Y, sin embargo, convierte su paseo sobre ella en un juego de estética imbatible que empapa al lector como empapa el mantel de una mesa ese vaso de agua que se derrama mientras los comensales siguen su vida.

La tierra de la lluvia escasa es un prodigio de observación. Y Mary Austin, una sanadora de heridas. Una diosa que cree también en el Infierno. Su sabiduría construye una memoria colectiva en cuanto la primera imagen que se muestra en el libro cae sobre la retina del lector. Es una recolectora de pasados, de presentes y futuros: “El hombre-medicina recordaba sus lugares felices uno a uno, como pequeñas islas bendecidas en un mar de conversación”.

Tiene una mirada inagotable, casi sobrenatural, es un águila de ojos omnipotentes que cura.

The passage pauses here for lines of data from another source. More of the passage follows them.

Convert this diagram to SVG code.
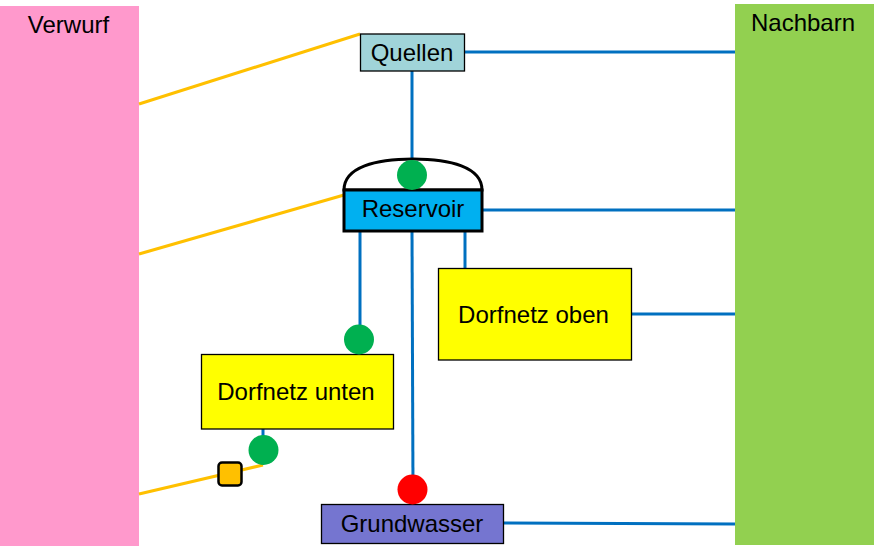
<svg xmlns="http://www.w3.org/2000/svg" width="874" height="552" viewBox="0 0 874 552">
<style>
text{font-family:"Liberation Sans",Arial,sans-serif;font-size:24px;fill:#000;text-anchor:middle}
.b{stroke:#0070C0;stroke-width:3;fill:none}
.y{stroke:#FFC000;stroke-width:3;fill:none}
.box{stroke:#000;stroke-width:1.3}
.g{fill:#00B050}
</style>
<rect width="874" height="552" fill="#fff"/>
<g id="Verwurf"><rect x="0" y="6" width="139" height="540" fill="#FF99CC"/><text x="68.5" y="33">Verwurf</text></g>
<g id="Nachbarn"><rect x="735" y="4" width="139" height="541" fill="#92D050"/><text x="803" y="31">Nachbarn</text></g>
<g id="connectors">
<line class="y" x1="139" y1="104" x2="360" y2="34"/>
<line class="y" x1="139" y1="254" x2="344" y2="195"/>
<line class="y" x1="139" y1="494" x2="263" y2="465"/>
<line class="b" x1="464" y1="52" x2="735" y2="52"/>
<line class="b" x1="412" y1="71" x2="412" y2="160"/>
<line class="b" x1="482" y1="210" x2="735" y2="210"/>
<line class="b" x1="360" y1="231" x2="360" y2="339"/>
<line class="b" x1="412" y1="231" x2="413" y2="489"/>
<line class="b" x1="465" y1="231" x2="465" y2="268"/>
<line class="b" x1="631" y1="314" x2="735" y2="314"/>
<line class="b" x1="263" y1="429" x2="263" y2="450"/>
<line class="b" x1="503" y1="523" x2="735" y2="524"/>
</g>
<g id="Quellen"><rect class="box" x="360.5" y="34" width="104" height="37" fill="#A0D4D9"/><text x="412" y="61">Quellen</text></g>
<g id="Reservoir">
<path d="M344,190 C344,167 376,159 413,159 C450,159 482,167 482,190 Z" fill="#fff" stroke="#000" stroke-width="3"/>
<rect x="344" y="190" width="138" height="41" fill="#00B0F0" stroke="#000" stroke-width="3"/>
<circle class="g" cx="412" cy="175" r="15"/>
<text x="413" y="217">Reservoir</text>
</g>
<g id="Dorfnetz-oben"><rect class="box" x="438.5" y="268.5" width="193" height="91.5" fill="#FFFF00"/><text x="533.5" y="323">Dorfnetz oben</text></g>
<g id="Dorfnetz-unten"><rect class="box" x="201.5" y="354.5" width="192" height="74.5" fill="#FFFF00"/><text x="296" y="400">Dorfnetz unten</text></g>
<g id="Grundwasser"><rect class="box" x="321.5" y="504.5" width="182" height="39" fill="#7575D0"/><text x="412" y="532">Grundwasser</text></g>
<g id="valves">
<circle class="g" cx="359" cy="339.5" r="15"/>
<circle class="g" cx="263.5" cy="450" r="15"/>
<circle cx="412.5" cy="489.5" r="15" fill="#FF0000"/>
<rect x="218.5" y="462.5" width="23" height="23" rx="3.5" fill="#FFC000" stroke="#000" stroke-width="2.5"/>
</g>
</svg>
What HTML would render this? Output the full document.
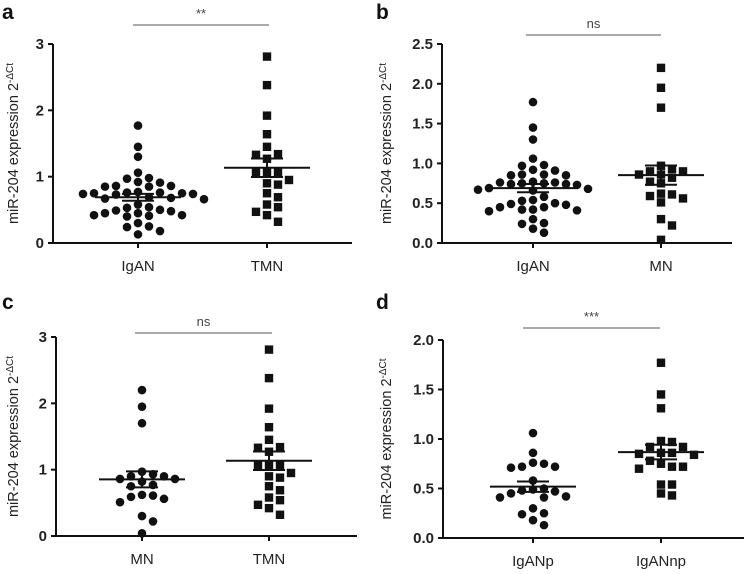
<!DOCTYPE html>
<html><head><meta charset="utf-8">
<style>
html,body{margin:0;padding:0;background:#fff;}
svg{display:block;font-family:"Liberation Sans",Arial,sans-serif;}
</style></head>
<body>
<svg id="fig" width="748" height="574" viewBox="0 0 748 574" xmlns="http://www.w3.org/2000/svg"></svg>
<script>
// ---- data ----
const panelLetters = ["a","b","c","d"];
const catsA = ["IgAN","TMN"];
const catsB = ["IgAN","MN"];
const catsC = ["MN","TMN"];
const catsD = ["IgANp","IgANnp"];
const IgAN = [1.77,1.45,1.30,1.06,0.98,0.97,0.92,0.91,0.86,0.86,0.85,0.85,0.77,0.76,0.76,0.75,0.75,0.74,0.74,0.73,0.69,0.68,0.67,0.66,0.58,0.54,0.53,0.50,0.49,0.48,0.45,0.45,0.42,0.42,0.41,0.40,0.30,0.25,0.24,0.18,0.13];
const TMN = [2.81,2.38,1.92,1.64,1.45,1.34,1.33,1.27,1.07,1.06,1.06,0.95,0.90,0.88,0.75,0.69,0.58,0.54,0.47,0.42,0.32];
const MN = [2.20,1.95,1.70,0.97,0.93,0.90,0.90,0.86,0.86,0.82,0.77,0.75,0.62,0.61,0.59,0.56,0.51,0.30,0.22,0.04];
const IgANp = [1.06,0.86,0.76,0.75,0.72,0.72,0.71,0.58,0.50,0.49,0.48,0.47,0.42,0.41,0.41,0.45,0.30,0.25,0.24,0.18,0.13];
const IgANnp = [1.77,1.45,1.31,0.98,0.97,0.92,0.92,0.86,0.86,0.85,0.84,0.78,0.75,0.72,0.72,0.70,0.54,0.54,0.45,0.43];
const ticks3 = ["0","1","2","3"];
const tickVals3 = [0,1,2,3];
const ticks25 = ["0.0","0.5","1.0","1.5","2.0","2.5"];
const tickVals25 = [0,0.5,1,1.5,2,2.5];
const ticks20 = ["0.0","0.5","1.0","1.5","2.0"];
const tickVals20 = [0,0.5,1,1.5,2];
const sigLabels = ["**","ns","ns","***"];

const NS="http://www.w3.org/2000/svg";
const svg=document.getElementById('fig');
function mk(tag,attrs,parent){const e=document.createElementNS(NS,tag);for(const k in attrs)e.setAttribute(k,attrs[k]);(parent||svg).appendChild(e);return e;}

// swarm with rectangular collision: overlap only if close in both x and y
function swarm(ys,dyMin,dx){
  const idx=ys.map((v,i)=>i).sort((a,b)=>ys[a]-ys[b]);
  const placed=[];const off=new Array(ys.length).fill(0);
  idx.forEach(i=>{
    for(let k=0;k<40;k++){
      const o=(k%2?1:-1)*Math.ceil(k/2)*dx/2;
      if(placed.every(p=>Math.abs(p.y-ys[i])>=dyMin||Math.abs(p.x-o)>=dx)){off[i]=o;placed.push({x:o,y:ys[i]});break;}
    }
  });
  return off;
}

function panel(cfg){
  const g=mk('g',{});
  
  
  const y=v=>cfg.y0-(v/cfg.max)*(cfg.y0-cfg.ytop);
  const t=mk('text',{x:cfg.lx,y:cfg.ly,'font-size':21,'font-weight':'bold',fill:'#111'},g);t.textContent=cfg.letter;
  
  const ya=mk('line',{x1:cfg.ax,y1:cfg.ytop,x2:cfg.ax,y2:cfg.y0+1,stroke:'#111','stroke-width':2},g);
  
  const xa=mk('line',{x1:cfg.ax-5,y1:cfg.y0,x2:cfg.xend,y2:cfg.y0,stroke:'#111','stroke-width':2},g);
  
  cfg.tickVals.forEach((v,i)=>{
    mk('line',{x1:cfg.ax-5,y1:y(v),x2:cfg.ax,y2:y(v),stroke:'#111','stroke-width':2},g);
    const tt=mk('text',{x:cfg.ax-9,y:y(v)+5,'font-size':15,'font-weight':'bold','text-anchor':'end',fill:'#222'},g);
    tt.textContent=cfg.ticks[i];
    
  });
  const yt=mk('text',{x:0,y:0,'font-size':14.5,'text-anchor':'middle',fill:'#222',transform:`translate(${cfg.tx},${(cfg.ytop+cfg.y0)/2}) rotate(-90)`},g);
  
  yt.innerHTML='miR-204 expression 2<tspan font-size="10" dy="-5">-ΔCt</tspan>';
  cfg.cats.forEach((c,ci)=>{
    const cx=cfg.cx[ci];
    mk('line',{x1:cx,y1:cfg.y0,x2:cx,y2:cfg.y0+5,stroke:'#111','stroke-width':2},g);
    const lt=mk('text',{x:cx,y:cfg.y0+28,'font-size':15,'text-anchor':'middle',fill:'#222'},g);
    lt.textContent=c;
    
    const vals=cfg.series[ci];
    const ys=vals.map(y);
    const offs=swarm(ys,8,11);
    vals.forEach((v,i)=>{
      let m;
      if(cfg.shapes[ci]==='c') m=mk('circle',{cx:cx+offs[i],cy:ys[i],r:4.3,fill:'#111'},g);
      else m=mk('rect',{x:cx+offs[i]-4.2,y:ys[i]-4.2,width:8.4,height:8.4,fill:'#111'},g);
      
    });
    const n=vals.length,mean=vals.reduce((a,b)=>a+b,0)/n;
    const sd=Math.sqrt(vals.reduce((a,b)=>a+(b-mean)**2,0)/(n-1)),sem=sd/Math.sqrt(n);
    const ml=mk('line',{x1:cx-43,y1:y(mean),x2:cx+43,y2:y(mean),stroke:'#111','stroke-width':2},g);
    
    [mean-sem,mean+sem].forEach(s=>{
      const el=mk('line',{x1:cx-16,y1:y(s),x2:cx+16,y2:y(s),stroke:'#111','stroke-width':2},g);
      
    });
    mk('line',{x1:cx,y1:y(mean-sem),x2:cx,y2:y(mean+sem),stroke:'#111','stroke-width':2},g);
  });
  const sl=mk('line',{x1:cfg.sx1,y1:cfg.sy,x2:cfg.sx2,y2:cfg.sy,stroke:'#777','stroke-width':1.3},g);
  
  const st=mk('text',{x:(cfg.sx1+cfg.sx2)/2,y:cfg.sy-7,'font-size':13,'text-anchor':'middle',fill:'#444'},g);
  st.textContent=cfg.sig;
  
}

panel({letter:panelLetters[0],lx:2,ly:19,ax:53,y0:243,ytop:44,max:3,xend:352,cx:[138,267],tx:18,
  ticks:ticks3,tickVals:tickVals3,cats:catsA,series:[IgAN,TMN],shapes:['c','s'],sx1:133,sx2:269,sy:25,sig:sigLabels[0]});
panel({letter:panelLetters[1],lx:376,ly:19,ax:442,y0:243,ytop:44,max:2.5,xend:732,cx:[533,661],tx:391,
  ticks:ticks25,tickVals:tickVals25,cats:catsB,series:[IgAN,MN],shapes:['c','s'],sx1:526,sx2:661,sy:35,sig:sigLabels[1]});
panel({letter:panelLetters[2],lx:2,ly:309,ax:56,y0:536,ytop:337,max:3,xend:357,cx:[142,269],tx:18,
  ticks:ticks3,tickVals:tickVals3,cats:catsC,series:[MN,TMN],shapes:['c','s'],sx1:135,sx2:272,sy:333,sig:sigLabels[2]});
panel({letter:panelLetters[3],lx:376,ly:309,ax:443,y0:538,ytop:340,max:2,xend:744,cx:[533,661],tx:391,
  ticks:ticks20,tickVals:tickVals20,cats:catsD,series:[IgANp,IgANnp],shapes:['c','s'],sx1:523,sx2:660,sy:328,sig:sigLabels[3]});
</script>
</body></html>
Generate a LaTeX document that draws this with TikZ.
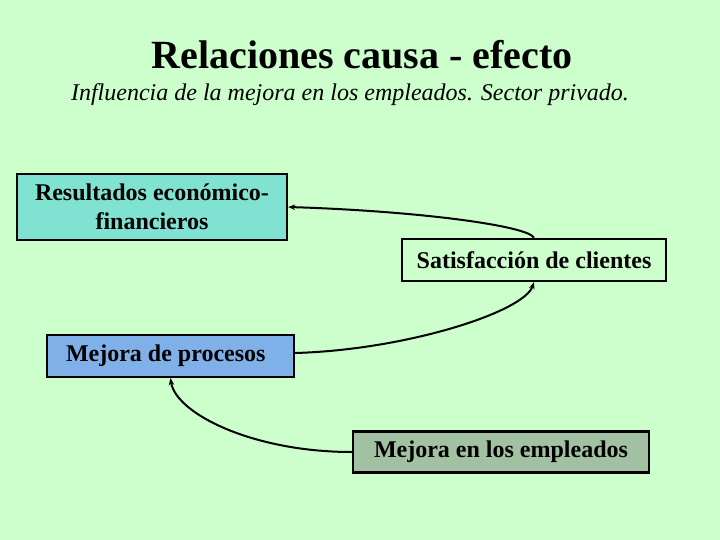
\documentclass[tikz,border=0pt]{standalone}
\usepackage{fontspec}
\setmainfont{Liberation Serif}
\usetikzlibrary{arrows.meta}

\definecolor{fondo}{RGB}{204,255,204}
\definecolor{resultados}{RGB}{128,226,208}
\definecolor{procesos}{RGB}{128,176,232}
\definecolor{empleados}{RGB}{162,192,162}

\begin{document}
\begin{tikzpicture}[
        x=1pt, y=-1pt,
        caja/.style={draw, line width=2.2pt, inner sep=0pt, minimum height=42pt, align=center,
            font=\fontsize{24}{28.8}\selectfont\bfseries},
        flecha/.style={-{Stealth[length=7pt, width=5.5pt]}, line width=2pt}
    ]
        % Fondo
        \fill[fondo] (0,0) rectangle (720,540);
        \useasboundingbox (0,0) rectangle (720,540);

        % Titulo
        \node[font=\fontsize{40}{48}\selectfont\bfseries, anchor=base] (titulo) at (362,69) {Relaciones causa - efecto};
        \node[font=\fontsize{24}{28.8}\selectfont\itshape, anchor=base] (subtitulo) at (350,101) {Influencia de la mejora en los empleados. Sector privado.};

        % Cajas
        \node[caja, fill=resultados, minimum width=270pt, minimum height=66pt] (res) at (152,207) {Resultados económico-\\financieros};
        \node[caja, fill=fondo, minimum width=264pt] (sat) at (534,260) {Satisfacción de clientes};
        \node[caja, fill=procesos, minimum width=247pt, text width=209pt, align=flush left, inner xsep=19pt] (proc) at (170.5,356) {Mejora de procesos};
        \node[caja, fill=empleados, minimum width=296pt, minimum height=41pt] (emp) at (501,452) {Mejora en los empleados};

        % Flechas
        \draw[flecha] (sat.north) .. controls +(-5,-12) and +(130,4) .. (res.east);
        \draw[flecha] ([yshift=3pt]proc.east) .. controls +(110,-3) and +(-10,30) .. (sat.south);
        \draw[flecha] (emp.west) .. controls +(-100,0) and +(5,35) .. (proc.south);
    \end{tikzpicture}
\end{document}
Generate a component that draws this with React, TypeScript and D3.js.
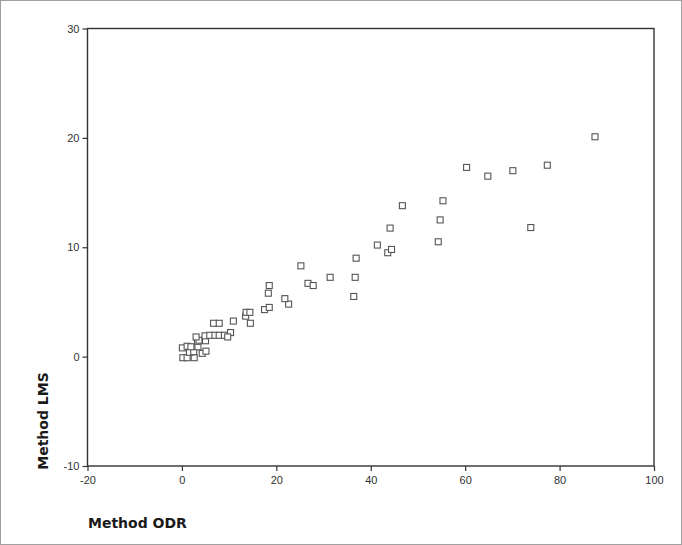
import { axisBottom, axisLeft, scaleLinear, select } from "d3";
import { useEffect, useRef } from "react";

// Method ODR (x) vs Method LMS (y)
const odrValues = [
  0.2, 1.1, 2.6, 1.6, 2.5, 4.3, 5.1, 0.1, 1.1, 1.9, 3.4, 3.3, 3.6, 3.0, 5.0, 4.9,
  5.9, 7.0, 7.9, 9.0, 10.3, 9.7, 6.7, 7.9, 10.9, 14.5, 13.5, 13.6, 14.4, 17.5,
  18.5, 22.6, 21.8, 18.3, 18.5, 26.7, 27.8, 25.2, 31.4, 36.7, 36.4, 36.9, 41.4,
  43.6, 44.4, 44.1, 46.7, 54.3, 54.7, 55.3, 60.3, 64.8, 70.1, 77.4, 73.9, 87.5,
];
const lmsValues = [
  -0.1, -0.1, -0.1, 0.4, 0.45, 0.3, 0.5, 0.8, 0.95, 0.9, 0.9, 1.4, 1.5, 1.8, 1.45,
  1.9, 1.95, 1.95, 1.95, 1.95, 2.2, 1.8, 3.05, 3.05, 3.25, 3.05, 3.7, 4.05, 4.05,
  4.3, 4.5, 4.8, 5.3, 5.8, 6.5, 6.7, 6.5, 8.3, 7.25, 7.25, 5.5, 9.0, 10.2, 9.5,
  9.8, 11.75, 13.8, 10.5, 12.5, 14.25, 17.3, 16.5, 17.0, 17.5, 11.8, 20.1,
];
const xTicks = [-20, 0, 20, 40, 60, 80, 100];
const yTicks = [-10, 0, 10, 20, 30];

const margin = { top: 28.5, right: 28, bottom: 79, left: 87.5 };
const W = 682;
const H = 545;
const width = W - margin.left - margin.right;
const height = H - margin.top - margin.bottom;

const x = scaleLinear().domain([-20, 100]).range([0, width]);
const y = scaleLinear().domain([-10, 30]).range([height, 0]);

const tickFont = "'Liberation Sans Narrow', 'Liberation Sans', Arial, sans-serif";

function Axes() {
  const xRef = useRef<SVGGElement>(null);
  const yRef = useRef<SVGGElement>(null);

  useEffect(() => {
    if (xRef.current) {
      const g = select(xRef.current);
      g.call(
        axisBottom(x)
          .tickValues(xTicks)
          .tickSize(5)
          .tickPadding(5)
          .tickFormat((d) => String(d))
      );
      g.attr("font-family", tickFont).attr("font-size", 11);
      g.select(".domain").remove();
      g.selectAll("line").attr("stroke", "#333").attr("stroke-width", 1.2);
      g.selectAll("text").attr("fill", "#333");
    }
    if (yRef.current) {
      const g = select(yRef.current);
      g.call(
        axisLeft(y)
          .tickValues(yTicks)
          .tickSize(5)
          .tickPadding(3)
          .tickFormat((d) => String(d))
      );
      g.attr("font-family", tickFont).attr("font-size", 11);
      g.select(".domain").remove();
      g.selectAll("line").attr("stroke", "#333").attr("stroke-width", 1.2);
      g.selectAll("text").attr("fill", "#333");
    }
  }, []);

  return (
    <>
      <g ref={xRef} transform={`translate(0, ${height})`} />
      <g ref={yRef} />
    </>
  );
}

export default function App() {
  const s = 6;
  return (
    <svg
      width={W}
      height={H}
      style={{ position: "absolute", left: 0, top: 0, display: "block", background: "#fff" }}
    >
      <rect x={0.5} y={0.5} width={W - 1} height={H - 1} fill="#fff" stroke="#a0a0a0" />
      <g transform={`translate(${margin.left}, ${margin.top})`}>
        <rect x={0} y={0} width={width} height={height} fill="none" stroke="#333" strokeWidth={1.4} />
        <Axes />
        {odrValues.map((v, i) => (
          <rect
            key={i}
            x={x(v) - s / 2}
            y={y(lmsValues[i]) - s / 2}
            width={s}
            height={s}
            fill="#fff"
            stroke="#555"
            strokeWidth={1.1}
          />
        ))}
      </g>
      <text
        transform={`translate(48, 421) rotate(-90)`}
        textAnchor="middle"
        fontFamily="'DejaVu Sans', Verdana, sans-serif"
        fontWeight="bold"
        fontSize={14}
        fill="#1a1a1a"
      >
        Method LMS
      </text>
      <text
        x={88}
        y={528}
        fontFamily="'DejaVu Sans', Verdana, sans-serif"
        fontWeight="bold"
        fontSize={14}
        fill="#1a1a1a"
      >
        Method ODR
      </text>
    </svg>
  );
}
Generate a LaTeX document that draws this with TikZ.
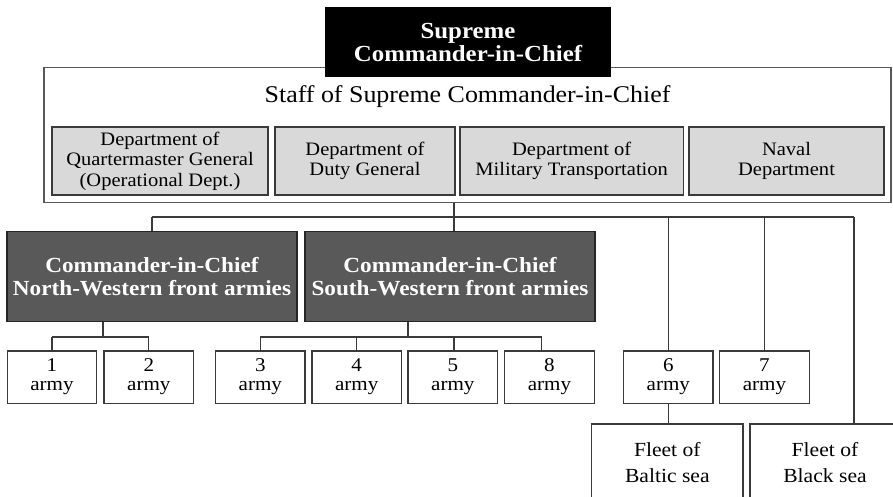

No dejen de leer La tierra de la lluvia escasa (magistral la traducción de Eva Gallud), porque, si lo hacen, esos misterios que convierten a la naturaleza en una amante a ratos tenebrosa, a ratos canalla, a ratos sumisa, a ratos colérica y destructora, acabarán siendo certezas que le cambiarán el destino a su memoria. En este libro todos los senderos construyen esa plataforma sobre la que la noche, esa niña errante que liba el alma de quien la contempla, encuentra por fin su casa.

‘La tierra de la lluvia escasa’. Mary Austin. Traducción de Eva Gallud. Volcano Libros. 152 páginas.